* _TASK GOAL_: Pick out all lines of the entries that include the word "this" and copy them.

* _SUPPLIED MATERIAL_:
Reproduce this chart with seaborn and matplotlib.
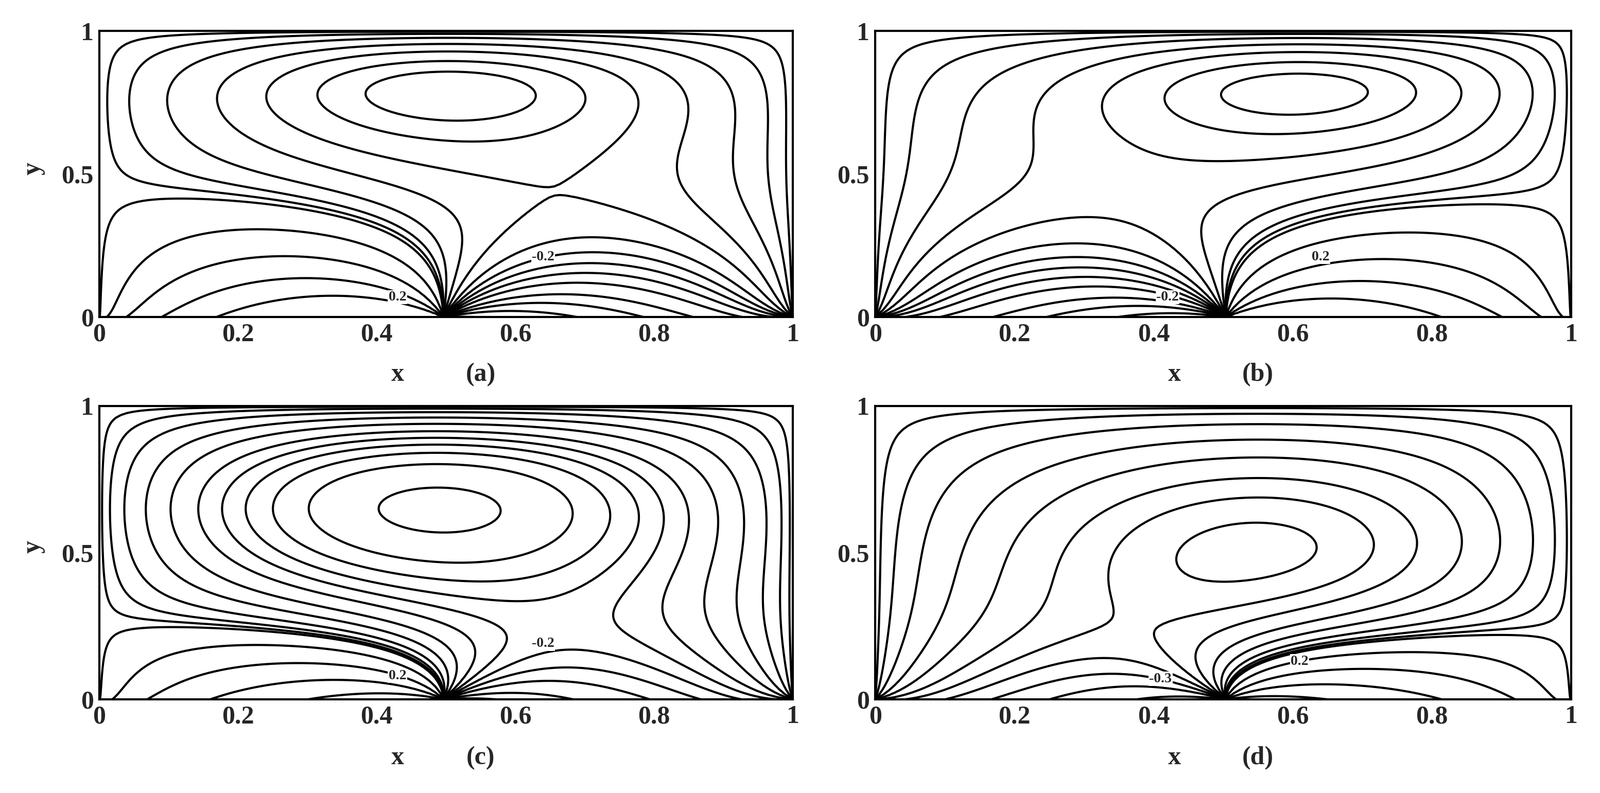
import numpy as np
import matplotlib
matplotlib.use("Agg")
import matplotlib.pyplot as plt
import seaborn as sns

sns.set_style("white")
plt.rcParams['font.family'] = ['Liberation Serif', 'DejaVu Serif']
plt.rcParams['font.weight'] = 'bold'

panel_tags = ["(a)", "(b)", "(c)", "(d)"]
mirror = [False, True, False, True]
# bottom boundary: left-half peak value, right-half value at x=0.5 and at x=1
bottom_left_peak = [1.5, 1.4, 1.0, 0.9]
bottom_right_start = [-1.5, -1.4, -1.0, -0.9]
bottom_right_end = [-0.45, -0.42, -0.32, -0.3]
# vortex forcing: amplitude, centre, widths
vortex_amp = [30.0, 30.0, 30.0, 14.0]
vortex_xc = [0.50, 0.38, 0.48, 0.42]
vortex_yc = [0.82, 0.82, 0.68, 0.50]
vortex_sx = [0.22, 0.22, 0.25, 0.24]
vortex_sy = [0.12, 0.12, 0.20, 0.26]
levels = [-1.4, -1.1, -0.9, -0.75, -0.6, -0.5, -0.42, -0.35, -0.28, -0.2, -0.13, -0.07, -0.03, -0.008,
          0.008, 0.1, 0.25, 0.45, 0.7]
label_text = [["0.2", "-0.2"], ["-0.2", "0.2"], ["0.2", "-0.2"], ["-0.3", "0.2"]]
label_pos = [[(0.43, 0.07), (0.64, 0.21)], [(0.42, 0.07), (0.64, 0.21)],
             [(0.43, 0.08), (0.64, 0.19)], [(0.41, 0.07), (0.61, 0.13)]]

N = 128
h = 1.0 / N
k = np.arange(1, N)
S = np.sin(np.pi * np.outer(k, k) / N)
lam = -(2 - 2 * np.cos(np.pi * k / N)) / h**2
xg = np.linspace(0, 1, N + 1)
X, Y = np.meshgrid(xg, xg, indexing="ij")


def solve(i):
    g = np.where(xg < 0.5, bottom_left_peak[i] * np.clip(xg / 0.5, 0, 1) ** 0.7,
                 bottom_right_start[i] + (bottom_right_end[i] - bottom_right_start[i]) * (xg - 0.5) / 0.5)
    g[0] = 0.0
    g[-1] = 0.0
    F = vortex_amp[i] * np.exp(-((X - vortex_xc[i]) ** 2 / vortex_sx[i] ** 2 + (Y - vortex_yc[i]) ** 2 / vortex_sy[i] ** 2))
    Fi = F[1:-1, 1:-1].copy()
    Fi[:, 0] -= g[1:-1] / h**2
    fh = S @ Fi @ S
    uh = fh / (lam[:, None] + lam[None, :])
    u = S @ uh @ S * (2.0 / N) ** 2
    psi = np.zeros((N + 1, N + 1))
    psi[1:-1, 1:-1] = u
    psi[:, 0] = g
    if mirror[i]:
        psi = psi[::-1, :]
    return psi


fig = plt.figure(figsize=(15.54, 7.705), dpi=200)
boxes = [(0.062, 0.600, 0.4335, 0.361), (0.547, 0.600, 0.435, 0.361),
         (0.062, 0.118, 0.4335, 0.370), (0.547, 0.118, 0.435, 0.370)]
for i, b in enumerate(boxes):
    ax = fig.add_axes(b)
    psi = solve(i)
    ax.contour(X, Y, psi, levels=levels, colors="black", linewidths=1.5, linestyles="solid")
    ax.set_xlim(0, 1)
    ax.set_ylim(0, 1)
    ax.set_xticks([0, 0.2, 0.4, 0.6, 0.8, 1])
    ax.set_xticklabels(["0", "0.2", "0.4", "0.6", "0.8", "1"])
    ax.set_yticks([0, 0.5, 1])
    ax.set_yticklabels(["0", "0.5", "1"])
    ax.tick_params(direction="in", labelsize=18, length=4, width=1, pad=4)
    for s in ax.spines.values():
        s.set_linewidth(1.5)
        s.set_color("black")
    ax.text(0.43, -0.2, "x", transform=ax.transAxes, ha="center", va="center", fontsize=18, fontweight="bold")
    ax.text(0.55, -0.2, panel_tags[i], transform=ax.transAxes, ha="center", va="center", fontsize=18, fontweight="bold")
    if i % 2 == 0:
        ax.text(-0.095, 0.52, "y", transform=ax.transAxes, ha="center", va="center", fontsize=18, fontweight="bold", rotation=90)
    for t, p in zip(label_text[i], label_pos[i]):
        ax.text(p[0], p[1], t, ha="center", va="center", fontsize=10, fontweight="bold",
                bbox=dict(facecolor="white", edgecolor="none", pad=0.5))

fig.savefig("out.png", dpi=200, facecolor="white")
...
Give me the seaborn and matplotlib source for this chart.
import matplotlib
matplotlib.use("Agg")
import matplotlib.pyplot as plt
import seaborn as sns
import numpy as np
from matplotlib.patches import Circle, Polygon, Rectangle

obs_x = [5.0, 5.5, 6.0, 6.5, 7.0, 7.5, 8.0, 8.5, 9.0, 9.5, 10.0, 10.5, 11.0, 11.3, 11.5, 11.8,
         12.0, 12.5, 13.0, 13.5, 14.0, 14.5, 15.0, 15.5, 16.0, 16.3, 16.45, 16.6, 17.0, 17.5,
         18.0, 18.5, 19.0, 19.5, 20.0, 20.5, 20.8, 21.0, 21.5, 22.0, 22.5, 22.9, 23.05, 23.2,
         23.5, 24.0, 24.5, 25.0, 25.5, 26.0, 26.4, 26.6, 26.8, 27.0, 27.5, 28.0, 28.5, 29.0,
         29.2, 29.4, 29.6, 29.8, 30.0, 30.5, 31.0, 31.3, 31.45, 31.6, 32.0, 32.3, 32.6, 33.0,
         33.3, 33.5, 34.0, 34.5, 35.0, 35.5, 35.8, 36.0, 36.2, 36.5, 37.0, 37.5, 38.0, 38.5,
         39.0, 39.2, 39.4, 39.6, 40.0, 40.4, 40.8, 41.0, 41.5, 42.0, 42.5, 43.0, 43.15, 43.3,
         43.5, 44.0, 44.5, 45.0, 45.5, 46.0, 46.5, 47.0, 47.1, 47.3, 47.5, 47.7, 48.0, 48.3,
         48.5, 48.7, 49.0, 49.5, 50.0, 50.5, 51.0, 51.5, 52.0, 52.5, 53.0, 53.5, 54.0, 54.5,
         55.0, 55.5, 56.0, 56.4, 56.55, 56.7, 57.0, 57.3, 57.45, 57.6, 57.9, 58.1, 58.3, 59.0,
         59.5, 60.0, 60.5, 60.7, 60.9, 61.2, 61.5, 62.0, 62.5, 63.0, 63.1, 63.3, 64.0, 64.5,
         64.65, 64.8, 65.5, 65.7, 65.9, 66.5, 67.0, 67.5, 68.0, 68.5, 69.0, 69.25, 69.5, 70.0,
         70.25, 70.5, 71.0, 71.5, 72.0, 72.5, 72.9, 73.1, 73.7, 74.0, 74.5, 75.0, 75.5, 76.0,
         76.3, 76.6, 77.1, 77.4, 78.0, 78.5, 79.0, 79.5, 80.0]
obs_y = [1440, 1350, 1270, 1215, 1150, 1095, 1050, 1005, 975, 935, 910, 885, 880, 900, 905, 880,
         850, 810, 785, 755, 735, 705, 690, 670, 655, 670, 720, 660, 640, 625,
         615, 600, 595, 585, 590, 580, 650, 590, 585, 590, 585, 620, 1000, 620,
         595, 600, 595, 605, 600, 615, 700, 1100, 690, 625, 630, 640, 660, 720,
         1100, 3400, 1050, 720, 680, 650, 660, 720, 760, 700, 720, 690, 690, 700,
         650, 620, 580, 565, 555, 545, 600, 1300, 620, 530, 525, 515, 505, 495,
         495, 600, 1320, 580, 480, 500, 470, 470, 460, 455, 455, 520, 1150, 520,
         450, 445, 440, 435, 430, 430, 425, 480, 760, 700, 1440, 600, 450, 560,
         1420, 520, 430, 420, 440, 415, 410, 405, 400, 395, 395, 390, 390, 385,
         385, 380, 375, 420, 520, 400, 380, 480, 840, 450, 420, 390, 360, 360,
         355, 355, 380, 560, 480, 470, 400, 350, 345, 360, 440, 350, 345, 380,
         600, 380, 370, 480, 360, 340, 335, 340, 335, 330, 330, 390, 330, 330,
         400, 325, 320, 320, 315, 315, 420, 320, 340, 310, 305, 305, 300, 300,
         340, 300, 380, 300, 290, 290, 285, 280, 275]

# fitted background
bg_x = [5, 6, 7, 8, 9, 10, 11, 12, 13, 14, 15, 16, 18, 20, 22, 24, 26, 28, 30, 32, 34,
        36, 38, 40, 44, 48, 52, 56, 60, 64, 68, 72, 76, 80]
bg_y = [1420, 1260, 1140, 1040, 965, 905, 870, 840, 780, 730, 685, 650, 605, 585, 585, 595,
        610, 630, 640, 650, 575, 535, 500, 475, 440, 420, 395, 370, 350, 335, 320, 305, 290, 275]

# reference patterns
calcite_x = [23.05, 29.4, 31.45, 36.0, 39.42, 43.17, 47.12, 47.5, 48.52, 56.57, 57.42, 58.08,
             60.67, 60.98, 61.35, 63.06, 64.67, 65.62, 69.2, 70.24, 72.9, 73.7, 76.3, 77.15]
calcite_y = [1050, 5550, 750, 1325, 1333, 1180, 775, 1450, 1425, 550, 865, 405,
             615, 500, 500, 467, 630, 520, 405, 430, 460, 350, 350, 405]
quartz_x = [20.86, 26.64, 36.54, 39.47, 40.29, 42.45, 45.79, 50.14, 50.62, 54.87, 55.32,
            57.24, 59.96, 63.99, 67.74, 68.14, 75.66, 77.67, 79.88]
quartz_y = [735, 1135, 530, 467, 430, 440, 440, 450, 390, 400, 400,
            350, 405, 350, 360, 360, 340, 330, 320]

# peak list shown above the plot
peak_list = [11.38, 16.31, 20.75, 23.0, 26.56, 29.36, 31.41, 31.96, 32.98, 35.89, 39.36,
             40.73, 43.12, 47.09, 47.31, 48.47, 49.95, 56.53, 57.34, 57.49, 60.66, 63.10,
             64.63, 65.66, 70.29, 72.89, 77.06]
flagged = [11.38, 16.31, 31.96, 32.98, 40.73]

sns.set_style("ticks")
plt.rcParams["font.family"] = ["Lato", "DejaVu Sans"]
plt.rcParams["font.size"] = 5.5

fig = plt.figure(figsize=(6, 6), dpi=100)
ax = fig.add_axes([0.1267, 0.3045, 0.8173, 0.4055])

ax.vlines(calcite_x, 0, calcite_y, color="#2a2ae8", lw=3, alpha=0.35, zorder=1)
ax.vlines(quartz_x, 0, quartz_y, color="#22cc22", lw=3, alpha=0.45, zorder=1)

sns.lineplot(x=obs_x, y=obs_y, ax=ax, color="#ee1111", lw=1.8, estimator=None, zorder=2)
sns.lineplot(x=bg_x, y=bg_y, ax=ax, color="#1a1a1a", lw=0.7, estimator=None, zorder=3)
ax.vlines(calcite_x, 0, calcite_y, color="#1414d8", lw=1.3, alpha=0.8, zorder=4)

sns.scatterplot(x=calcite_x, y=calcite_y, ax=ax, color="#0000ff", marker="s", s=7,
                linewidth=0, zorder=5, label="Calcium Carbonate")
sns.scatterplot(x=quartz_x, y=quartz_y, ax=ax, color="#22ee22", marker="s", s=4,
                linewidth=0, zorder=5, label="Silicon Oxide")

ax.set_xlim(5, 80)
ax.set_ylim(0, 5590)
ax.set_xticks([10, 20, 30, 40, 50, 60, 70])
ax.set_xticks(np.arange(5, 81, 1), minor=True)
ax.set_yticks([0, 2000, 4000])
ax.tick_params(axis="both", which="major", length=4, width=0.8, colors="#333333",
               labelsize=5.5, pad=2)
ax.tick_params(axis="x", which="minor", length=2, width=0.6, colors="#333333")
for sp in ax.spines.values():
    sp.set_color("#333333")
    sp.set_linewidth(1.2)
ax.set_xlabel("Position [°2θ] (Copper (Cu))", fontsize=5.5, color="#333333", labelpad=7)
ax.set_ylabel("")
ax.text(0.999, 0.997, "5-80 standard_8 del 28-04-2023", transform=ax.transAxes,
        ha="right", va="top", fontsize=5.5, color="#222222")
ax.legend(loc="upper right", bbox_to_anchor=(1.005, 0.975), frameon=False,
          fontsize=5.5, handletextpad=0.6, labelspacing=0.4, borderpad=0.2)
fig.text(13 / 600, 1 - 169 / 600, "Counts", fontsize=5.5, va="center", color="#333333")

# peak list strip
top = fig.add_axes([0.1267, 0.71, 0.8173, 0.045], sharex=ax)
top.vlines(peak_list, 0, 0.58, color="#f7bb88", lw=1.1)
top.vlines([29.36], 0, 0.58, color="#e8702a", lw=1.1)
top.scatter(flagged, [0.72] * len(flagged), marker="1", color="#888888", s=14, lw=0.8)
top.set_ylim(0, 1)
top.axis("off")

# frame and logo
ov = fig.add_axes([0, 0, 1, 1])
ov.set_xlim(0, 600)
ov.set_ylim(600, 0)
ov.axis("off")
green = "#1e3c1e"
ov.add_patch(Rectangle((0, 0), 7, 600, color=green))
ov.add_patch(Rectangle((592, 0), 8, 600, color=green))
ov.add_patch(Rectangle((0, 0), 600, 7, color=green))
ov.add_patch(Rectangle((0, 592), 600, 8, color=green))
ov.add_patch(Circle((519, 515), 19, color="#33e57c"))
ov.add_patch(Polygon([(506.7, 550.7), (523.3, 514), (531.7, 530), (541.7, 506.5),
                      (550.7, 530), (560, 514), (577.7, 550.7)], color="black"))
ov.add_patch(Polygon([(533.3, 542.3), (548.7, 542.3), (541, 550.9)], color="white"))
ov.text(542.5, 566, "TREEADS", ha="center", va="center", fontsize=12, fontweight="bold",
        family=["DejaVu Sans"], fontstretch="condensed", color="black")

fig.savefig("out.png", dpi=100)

* _COMPLETED EXERCISE_:
Reproduce this chart with seaborn and matplotlib.
Give me the seaborn and matplotlib source for this chart.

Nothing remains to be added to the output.